** Begin DATASET EXTRACT **

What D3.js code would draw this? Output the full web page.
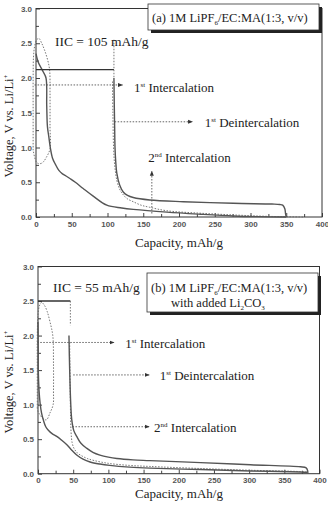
<!DOCTYPE html>
<html>
<head>
<meta charset="utf-8">
<script src="https://cdn.jsdelivr.net/npm/d3@7"></script>
<style>
	body { margin: 0; background: #fff; }
	.tick text { font-family: "Liberation Sans", Arial, sans-serif; font-size: 8px; font-weight: bold; fill: #555; }
	.tick line { stroke: #444; }
	.lbl { font-family: "Liberation Serif", "Times New Roman", serif; fill: #222; }
</style>
</head>
<body>
<svg id="chart" width="328" height="506"></svg>
<script>
// ---- data (capacity mAh/g, voltage V) ----

const xTicks = [0, 50, 100, 150, 200, 250, 300, 350, 400];
const yTicks = [0.0, 0.5, 1.0, 1.5, 2.0, 2.5, 3.0];

// panel (a)
const intercal1A = [[0,2.35],[3,2.23],[10,2.09],[14,2.0],[15,1.6],[16,1.3],[18,1.15],[20,1.0],[23,0.85],[27,0.76],[32,0.67],[37,0.62],[42,0.59],[48,0.55],[55,0.5],[66,0.41],[80,0.3],[99,0.17],[120,0.13],[136,0.11],[183,0.07],[230,0.04],[276,0.015],[310,0.005],[350,0]];
const deintercal1A = [[109,2.0],[109.5,1.6],[110,1.3],[110.5,1.0],[111.5,0.8],[113,0.63],[117,0.46],[122,0.36],[128,0.31],[136,0.28],[159,0.245],[206,0.22],[276,0.197],[330,0.186],[341,0.18],[345,0.17],[348,0.12],[349,0.05],[350,0]];
const intercal2A = [[107,1.95],[107.5,1.5],[108.5,1.0],[110,0.75],[113,0.53],[117,0.4],[122,0.32],[128,0.26],[136,0.22],[147,0.17],[159,0.14],[183,0.09],[229,0.055],[276,0.03],[322,0.01],[375,0]];
const loopA = [[-4,0.96],[-4,1.5],[-4,2.0],[-3.5,2.3],[-2,2.45],[1,2.55],[4,2.57],[8,2.5],[12,2.4],[16,2.27],[19,2.12],[19.6,1.8],[19.6,1.3],[19.6,0.98],[14,0.85],[10,0.79],[7,0.77],[3,0.77],[0,0.8],[-4,0.96]];
const iicA = { cap: 109, v: 2.12, top: 2.55, bottom: 2.0, label: "IIC = 105 mAh/g" };

// panel (b)
const intercal1B = [[0,2.2],[0.3,1.8],[0.4,1.5],[1.5,1.2],[3,1.02],[5,0.88],[7.5,0.78],[11,0.68],[14.7,0.63],[20,0.58],[26.6,0.54],[33,0.49],[41,0.42],[48,0.34],[55,0.27],[64,0.21],[74,0.17],[88,0.14],[102,0.12],[130,0.095],[159,0.08],[231,0.06],[302,0.04],[373,0.025],[383,0.02]];
const deintercal1B = [[44,2.0],[45,1.5],[46.5,1.02],[48,0.78],[51,0.62],[55,0.54],[61,0.44],[69,0.37],[78,0.31],[88,0.27],[100,0.24],[112,0.22],[135,0.2],[159,0.19],[231,0.16],[302,0.13],[373,0.1],[381,0.085],[383,0.05],[383.5,0]];
const intercal2B = [[45,1.9],[46,1.0],[47,0.6],[48.5,0.45],[51,0.37],[56,0.3],[62,0.26],[70,0.22],[80,0.19],[100,0.15],[130,0.12],[159,0.105],[231,0.075],[302,0.05],[373,0.03],[383,0.02]];
const loopB = [[-1,0.95],[-1,1.5],[-1,2.0],[0,2.3],[2,2.43],[5,2.48],[9,2.44],[13,2.35],[17,2.2],[21,2.0],[22,1.6],[22,1.2],[21.5,1.0],[17,0.88],[12,0.78],[7,0.8],[3,0.85],[0,0.9],[-1,0.95]];
const iicB = { cap: 46, v: 2.5, top: 2.5, bottom: 2.15, label: "IIC = 55 mAh/g" };

// arrows: head at "to", label baseline at "at"
const arrowsA = [
	{ from: [-2, 1.9], to: [121, 1.9], text: "Intercalation", ord: "1", sup: "st", at: [137, 1.8] },
	{ from: [110, 1.37], to: [219, 1.37], text: "Deintercalation", ord: "1", sup: "st", at: [236, 1.29] },
	{ from: [162, 0.05], to: [162, 0.66], text: "Intercalation", ord: "2", sup: "nd", at: [157, 0.79] }
];
const arrowsB = [
	{ from: [-1, 1.9], to: [108, 1.9], text: "Intercalation", ord: "1", sup: "st", at: [124, 1.82] },
	{ from: [50, 1.43], to: [158, 1.43], text: "Deintercalation", ord: "1", sup: "st", at: [173, 1.36] },
	{ from: [49, 0.68], to: [158, 0.68], text: "Intercalation", ord: "2", sup: "nd", at: [165, 0.61] }
];

// --------------------------------------------------------------------

const svg = d3.select("#chart");
const grey = "#555";

svg.append("defs").append("marker")
	.attr("id", "head")
	.attr("viewBox", "0 0 10 10")
	.attr("refX", 9).attr("refY", 5)
	.attr("markerWidth", 5).attr("markerHeight", 5)
	.attr("orient", "auto-start-reverse")
	.attr("markerUnits", "userSpaceOnUse")
	.append("path")
	.attr("d", "M0,1 L10,5 L0,9 z")
	.attr("fill", "#333");

function richText(t, parts) {
	let shift = 0;
	parts.forEach(p => {
		if (p.sub) {
			t.append("tspan").attr("font-size", 7).attr("dy", 3 - shift).text(p.sub);
			shift = 3;
		} else if (p.sup) {
			t.append("tspan").attr("font-size", 7).attr("dy", -5 - shift).text(p.sup);
			shift = -5;
		} else {
			t.append("tspan").attr("dy", -shift).text(p.t);
			shift = 0;
		}
	});
}

function panel(x, y, cfg) {
	const g = svg.append("g");
	const [x0, x1] = x.range(), [y0, y1] = y.range();

	// minor ticks
	g.append("g").attr("transform", `translate(0,${y0})`)
		.call(d3.axisBottom(x).tickValues(d3.range(25, 400, 50)).tickSize(-3).tickFormat(""))
		.call(a => a.select(".domain").remove());
	g.append("g").attr("transform", `translate(${x0},0)`)
		.call(d3.axisLeft(y).tickValues(d3.range(0.25, 3, 0.5)).tickSize(-3).tickFormat(""))
		.call(a => a.select(".domain").remove());

	// major ticks
	g.append("g").attr("transform", `translate(0,${y0})`)
		.call(d3.axisBottom(x).tickValues(xTicks).tickSizeInner(-4).tickSizeOuter(0).tickPadding(4).tickFormat(d3.format("d")))
		.call(a => a.select(".domain").remove());
	g.append("g").attr("transform", `translate(${x0},0)`)
		.call(d3.axisLeft(y).tickValues(yTicks).tickSizeInner(-4).tickSizeOuter(0).tickPadding(4).tickFormat(d3.format(".1f")))
		.call(a => a.select(".domain").remove());

	g.append("rect")
		.attr("x", x0).attr("y", y1)
		.attr("width", x1 - x0).attr("height", y0 - y1)
		.attr("fill", "none").attr("stroke", "#333").attr("stroke-width", 1);

	const line = d3.line().x(d => x(d[0])).y(d => y(d[1])).curve(d3.curveCatmullRom);

	[cfg.loop, cfg.intercal2].forEach(s => {
		g.append("path").attr("d", line(s))
			.attr("fill", "none").attr("stroke", "#666").attr("stroke-width", 0.9).attr("stroke-dasharray", "1.5,1.5");
	});

	[cfg.intercal1, cfg.deintercal1].forEach(s => {
		g.append("path").attr("d", line(s))
			.attr("fill", "none").attr("stroke", grey).attr("stroke-width", 1.4);
	});

	// IIC marker
	g.append("line")
		.attr("x1", x(0)).attr("x2", x(cfg.iic.cap))
		.attr("y1", y(cfg.iic.v)).attr("y2", y(cfg.iic.v))
		.attr("stroke", "#333").attr("stroke-width", 1.4);
	g.append("line")
		.attr("x1", x(cfg.iic.cap)).attr("x2", x(cfg.iic.cap))
		.attr("y1", y(cfg.iic.top)).attr("y2", y(cfg.iic.bottom))
		.attr("stroke", "#666").attr("stroke-width", 0.9).attr("stroke-dasharray", "1.5,1.5");
	g.append("text").attr("class", "lbl")
		.attr("x", cfg.iicPos[0]).attr("y", cfg.iicPos[1])
		.attr("font-size", 13.5).text(cfg.iic.label);

	// arrows + labels
	cfg.arrows.forEach(a => {
		g.append("line")
			.attr("x1", x(a.from[0])).attr("y1", y(a.from[1]))
			.attr("x2", x(a.to[0])).attr("y2", y(a.to[1]))
			.attr("stroke", "#555").attr("stroke-width", 0.9)
			.attr("stroke-dasharray", "1.5,1.5")
			.attr("marker-end", "url(#head)");
		const t = g.append("text").attr("class", "lbl")
			.attr("x", x(a.at[0])).attr("y", y(a.at[1]))
			.attr("font-size", 13);
		richText(t, [{ t: a.ord }, { sup: a.sup }, { t: " " + a.text }]);
	});

	// axis titles
	g.append("text").attr("class", "lbl")
		.attr("x", 179).attr("y", cfg.xTitleY)
		.attr("text-anchor", "middle").attr("font-size", 13)
		.text("Capacity, mAh/g");
	const yt = g.append("text").attr("class", "lbl")
		.attr("transform", `translate(13,${cfg.yTitleMid}) rotate(-90)`)
		.attr("text-anchor", "middle").attr("font-size", 12.5);
	richText(yt, [{ t: "Voltage, V vs. Li/Li" }, { sup: "+" }]);

	// legend box with shadow
	const b = cfg.box;
	g.append("rect").attr("x", b.x + 3).attr("y", b.y + 3).attr("width", b.w).attr("height", b.h).attr("fill", "#222");
	g.append("rect").attr("x", b.x).attr("y", b.y).attr("width", b.w).attr("height", b.h)
		.attr("fill", "#fff").attr("stroke", "#333").attr("stroke-width", 0.8);
	b.lines.forEach(ln => {
		const t = g.append("text").attr("class", "lbl")
			.attr("x", ln.x).attr("y", b.y + ln.dy).attr("font-size", 12.5);
		richText(t, ln.parts);
	});
}

const xA = d3.scaleLinear().domain([0, 400]).range([36, 322]);
const yA = d3.scaleLinear().domain([0, 3]).range([217, 8.5]);
const xB = d3.scaleLinear().domain([0, 400]).range([38, 319.5]);
const yB = d3.scaleLinear().domain([0, 3]).range([473.7, 266.5]);

panel(xA, yA, {
	intercal1: intercal1A, deintercal1: deintercal1A, intercal2: intercal2A, loop: loopA,
	iic: iicA, iicPos: [55, 46], arrows: arrowsA,
	xTitleY: 247, yTitleMid: 126,
	box: { x: 148, y: 4, w: 171, h: 26, lines: [
		{ x: 152, dy: 18, parts: [{ t: "(a) 1M LiPF" }, { sub: "6" }, { t: "/EC:MA(1:3, v/v)" }] }
	] }
});

panel(xB, yB, {
	intercal1: intercal1B, deintercal1: deintercal1B, intercal2: intercal2B, loop: loopB,
	iic: iicB, iicPos: [53, 292], arrows: arrowsB,
	xTitleY: 498, yTitleMid: 382,
	box: { x: 147, y: 273, w: 171, h: 39, lines: [
		{ x: 151, dy: 19, parts: [{ t: "(b) 1M LiPF" }, { sub: "6" }, { t: "/EC:MA(1:3, v/v)" }] },
		{ x: 171, dy: 34, parts: [{ t: "with added Li" }, { sub: "2" }, { t: "CO" }, { sub: "3" }] }
	] }
});
</script>
</body>
</html>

** End DATASET EXTRACT **

## YOUR GOAL:
Repeat only what lies between the start of the data and the end of the line containing "---- data (capacity", exactly, with pictures left out.

## SOLUTION TO THIS PROBLEM:
What D3.js code would draw this? Output the full web page.
<!DOCTYPE html>
<html>
<head>
<meta charset="utf-8">
<script src="https://cdn.jsdelivr.net/npm/d3@7"></script>
<style>
	body { margin: 0; background: #fff; }
	.tick text { font-family: "Liberation Sans", Arial, sans-serif; font-size: 8px; font-weight: bold; fill: #555; }
	.tick line { stroke: #444; }
	.lbl { font-family: "Liberation Serif", "Times New Roman", serif; fill: #222; }
</style>
</head>
<body>
<svg id="chart" width="328" height="506"></svg>
<script>
// ---- data (capacity mAh/g, voltage V) ----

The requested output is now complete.